When del Toro brings the camera to Carlisle’s face, we see him thinking, processing. And thus in that final moment, we see Carlisle knowingly embrace his fate, his condemnation for the choices that he made.
After he joined the carnival for the first time, Carlisle had a choice between two father figures: Pete and Clem. The former told him to be fair and cautious. The latter did whatever it took to put on a good show. Carlisle chose Pete’s act, but Clem’s approach. And now he must pay the price. What goes around comes around.
It’s the inclusion of the word “born” that makes Carlisle’s last line so devastating. It’s a change del Toro and Morgan made from the original adaptation, where Carlisle says he was “made” for the role.
“That one word makes a big difference there because we wanted the audience to know very clearly from the beginning that he was going to end up being the geek,” Del Toro said in an interview with the Los Angeles Times. “We didn’t want that to be a surprise … what we wanted is not the what, but the how.”
With one word, we are reminded of Carlisle’s horrible past.

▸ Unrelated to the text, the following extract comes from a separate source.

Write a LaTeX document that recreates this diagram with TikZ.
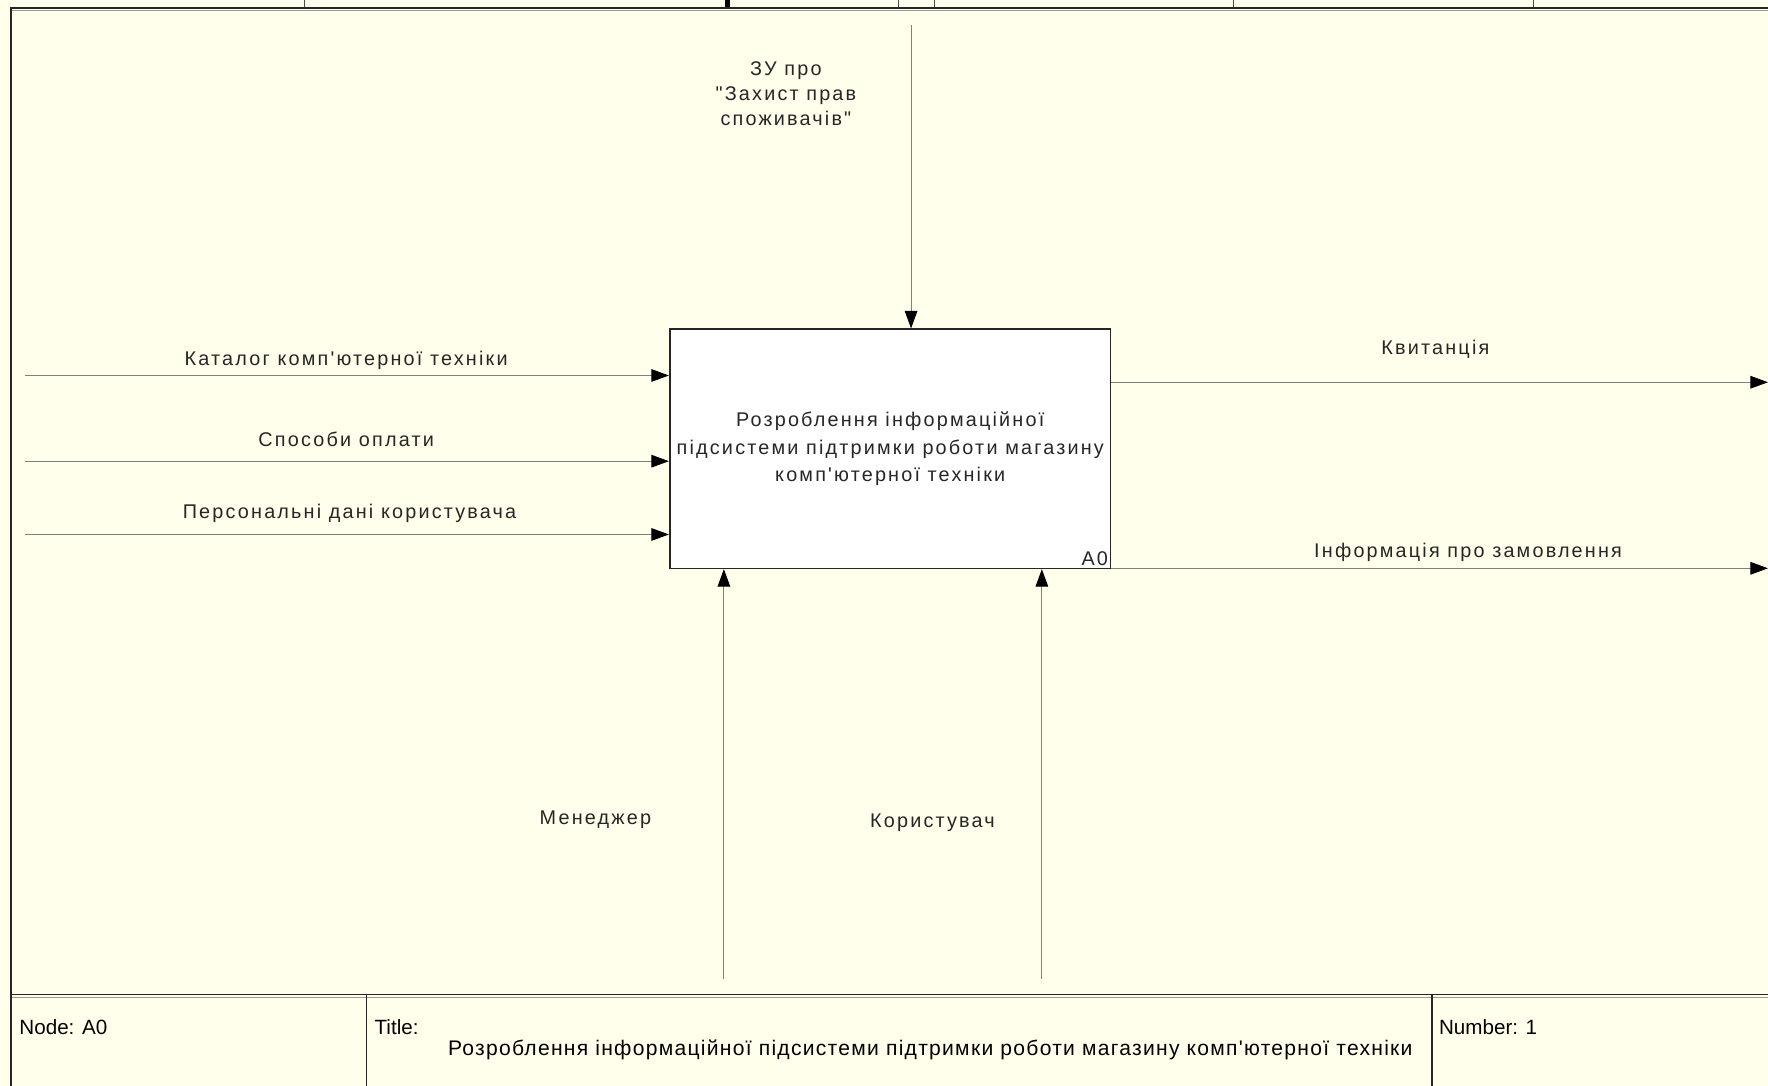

The trauma he had to endure. And while his past does not excuse his actions, his final words remind us that we are all victims of circumstance. We don’t all start off on equal footing. Life is often unfair in ways we can’t control. And thus we are left with a sliver of empathy and understanding. Perhaps that is what Carlisle wants. By accepting his fate, he takes ownership of his actions and has one last chance at redemption and forgiveness.